Washington: US President Joe Biden signed into law Friday a rare intervention by Congress forcing freight rail unions to accept a salary deal, avoiding a possibly devastating strike — but putting the pro-union Democrat in an awkward political position.
Biden signed the law in a brief White House ceremony only a week before unions who had rejected the deal were expected to have gone on strike, threatening crucial supply chains across the world's biggest economy.
The deal delivers a hefty wage increase but four of the 12 unions involved refused to accept it because there was no agreement on giving workers paid sick leave. Congress acted under a little used power to resolve disputes involving railroads.
As he signed the bill, Biden said Congress had "avoided what, without a doubt, would have been an economic catastrophe."
"Without freight rail, many of the US industries would literally have shut down," Biden said, adding that his advisors feared the loss of three quarters of a million jobs within two weeks if the strike had gone ahead.
The episode was awkward politically for Biden.
Trade unions constitute a major element in his electoral coalition and he frequently describes himself as a lifelong union supporter and the "most pro-union president" in history.
That brand has taken a hit from the emergency bill signing, with some on the left accusing Biden of having sold out. After the Senate came down decisively in favor of the rail management, one union leader called the situation "horrific."
The Brotherhood of Railroad Signalmen alleged that senators had "demonstrated they are for the corporate class."
Biden bypassed the issue later Friday when he visited the International Brotherhood of Electrical Workers (IBEW) union in Boston to join a phone bank drumming up Democratic voter enthusiasm for the attempt to win a crucial extra Senate seat in Georgia's runoff election next Tuesday.
The president told the audience he wouldn't have won his own 2020 election without IBEW's support and said his polices since then had favored the less well off.
"I'm tired of trickle-down economics," he said to applause.
Judging by the overwhelmingly bipartisan support in Congress for forcing through the deal, the political hit for overriding the union holdouts will be contained for Biden. The House easily passed the bill and on Thursday the Senate, where usually Biden's bills are lucky to scrape through with the one-vote Democratic majority, passed it 80-15.

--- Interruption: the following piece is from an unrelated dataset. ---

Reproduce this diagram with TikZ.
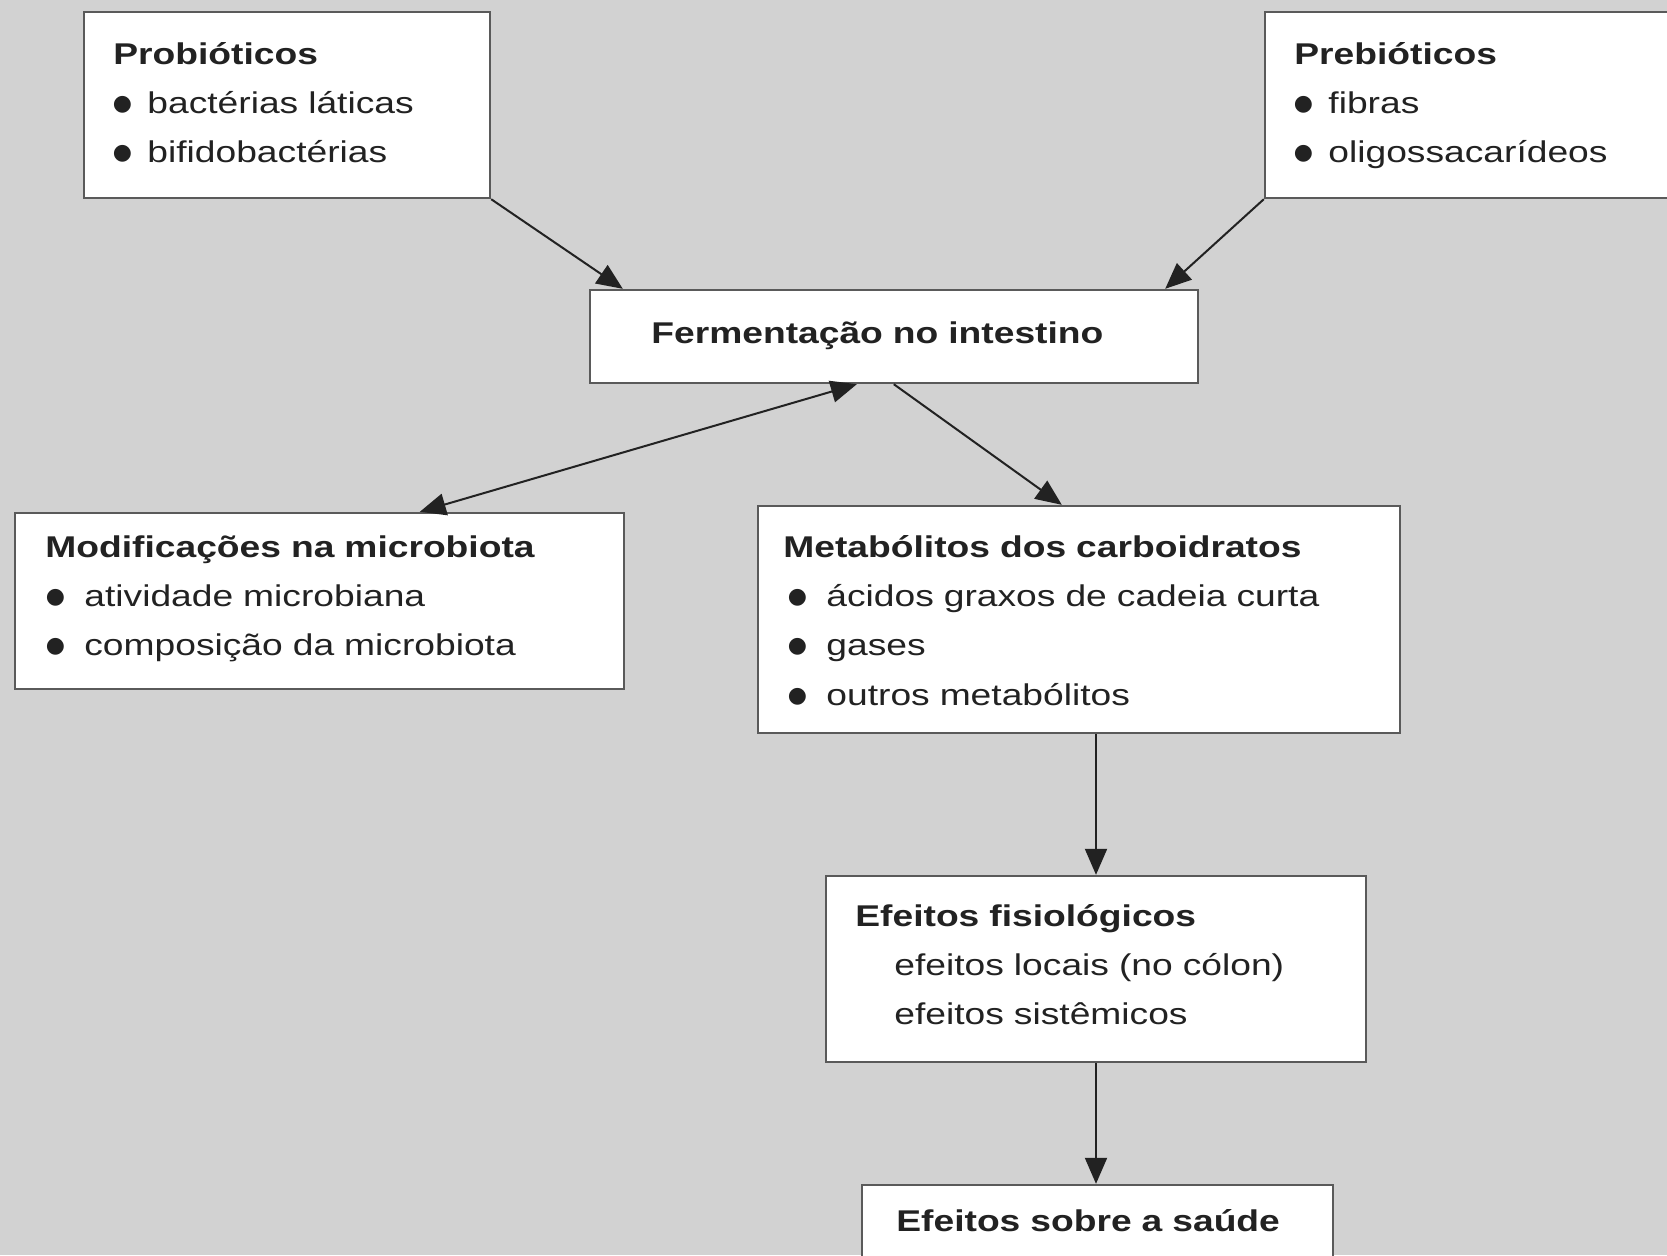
\documentclass[tikz,border=0pt]{standalone}
\usepackage{fontspec}
\setmainfont{Liberation Sans}[FakeStretch=1.24]
\newfontfamily\bulfont{DejaVu Sans}
\usetikzlibrary{arrows.meta}
\definecolor{bg}{RGB}{210,210,210}
\definecolor{edge}{RGB}{90,90,90}
\definecolor{ink}{RGB}{34,34,34}
\newcommand\bul[2]{\makebox[#1][c]{\raisebox{1.6pt}{\bulfont\fontsize{11}{11}\selectfont ●}}\hspace{#2}}
\begin{document}
\begin{tikzpicture}[x=0.5pt,y=-0.5pt,
  box/.style={draw=edge,fill=white,line width=1.2pt,inner sep=0pt},
  txt/.style={anchor=base west,inner sep=0pt,text width=320pt,align=left,text=ink,font=\fontsize{15}{24.7}\selectfont},
  arr/.style={draw=ink,line width=1pt,-{Triangle[length=13pt,width=11pt]}},
  darr/.style={draw=ink,line width=1pt,{Triangle[length=13pt,width=11pt]}-{Triangle[length=13pt,width=11pt]}}]
\useasboundingbox (0,0) rectangle (1667,1255);
\clip (0,0) rectangle (1667,1255);
\fill[bg] (0,0) rectangle (1667,1255);
% boxes
\node[box,minimum width=203pt,minimum height=93pt] (pro) at (287,105) {};
\node[box,minimum width=217.5pt,minimum height=93pt] (pre) at (1482.5,105) {};
\node[box,minimum width=304pt,minimum height=46.5pt] (ferm) at (894,336.5) {};
\node[box,minimum width=304.5pt,minimum height=88pt] (mod) at (319.5,601) {};
\node[box,minimum width=321pt,minimum height=113.5pt] (met) at (1079,619.5) {};
\node[box,minimum width=270pt,minimum height=93pt] (eff) at (1096,969) {};
\node[box,minimum width=235.5pt,minimum height=57.5pt] (sau) at (1097.5,1242.5) {};
% texts
\node[txt] (prot) at (113,64) {\textbf{Probióticos}\\\bul{9pt}{8pt}bactérias láticas\\\bul{9pt}{8pt}bifidobactérias};
\node[txt] (pret) at (1294,64) {\textbf{Prebióticos}\\\bul{9pt}{8pt}fibras\\\bul{9pt}{8pt}oligossacarídeos};
\node[txt] (fermt) at (651,343) {\textbf{Fermentação no intestino}};
\node[txt] (modt) at (45,557) {\textbf{Modificações na microbiota}\\\bul{10pt}{9.5pt}atividade microbiana\\\bul{10pt}{9.5pt}composição da microbiota};
\node[txt] (mett) at (783,557) {\textbf{Metabólitos dos carboidratos}\\\bul{14pt}{7.5pt}ácidos graxos de cadeia curta\\\bul{14pt}{7.5pt}gases\\\bul{14pt}{7.5pt}outros metabólitos};
\node[txt] (efft) at (855,926) {\textbf{Efeitos fisiológicos}\\\hspace*{19.5pt}efeitos locais (no cólon)\\\hspace*{19.5pt}efeitos sistêmicos};
\node[txt] (saut) at (896,1231) {\textbf{Efeitos sobre a saúde}};
% connectors
\draw[arr] (pro.south east) -- ([xshift=17pt]ferm.north west);
\draw[arr] (pre.south west) -- ([xshift=-17pt]ferm.north east);
\draw[darr] ([xshift=134pt]ferm.south west) -- ([xshift=203pt]mod.north west);
\draw[arr] ([xshift=152.5pt]ferm.south west) -- ([xshift=152.5pt]met.north west);
\draw[arr] (eff.north |- met.south) -- (eff.north);
\draw[arr] (eff.south) -- (eff.south |- sau.north);
\end{tikzpicture}
\end{document}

Biden said he had no choice but to act quickly in the face of what the White House warns would have been a crippling strike right when the US economy is showing signs of stabilizing in the wake of the Covid pandemic.
In his comments at the signing ceremony, Biden said the wages deal - which his administration was heavily involved in crafting - was "a good product."
He acknowledged the lack of sick leave but said "I'm coming back at it" with "more work to do."
Above all, Biden said, the forceful intervention by Congress and the White House would benefit the country as a whole.
"They did one heck of a job in averting what could have been a real disaster," he said.
Biden said "765,000 Americans, many of them union members themselves, would have been put out of work within the first two weeks of this strike alone."
In addition, the breaking of supply chains for basic materials like chemicals and farm supplies would put clean drinking water and food at risk.
"We've spared the country that catastrophe," Biden said.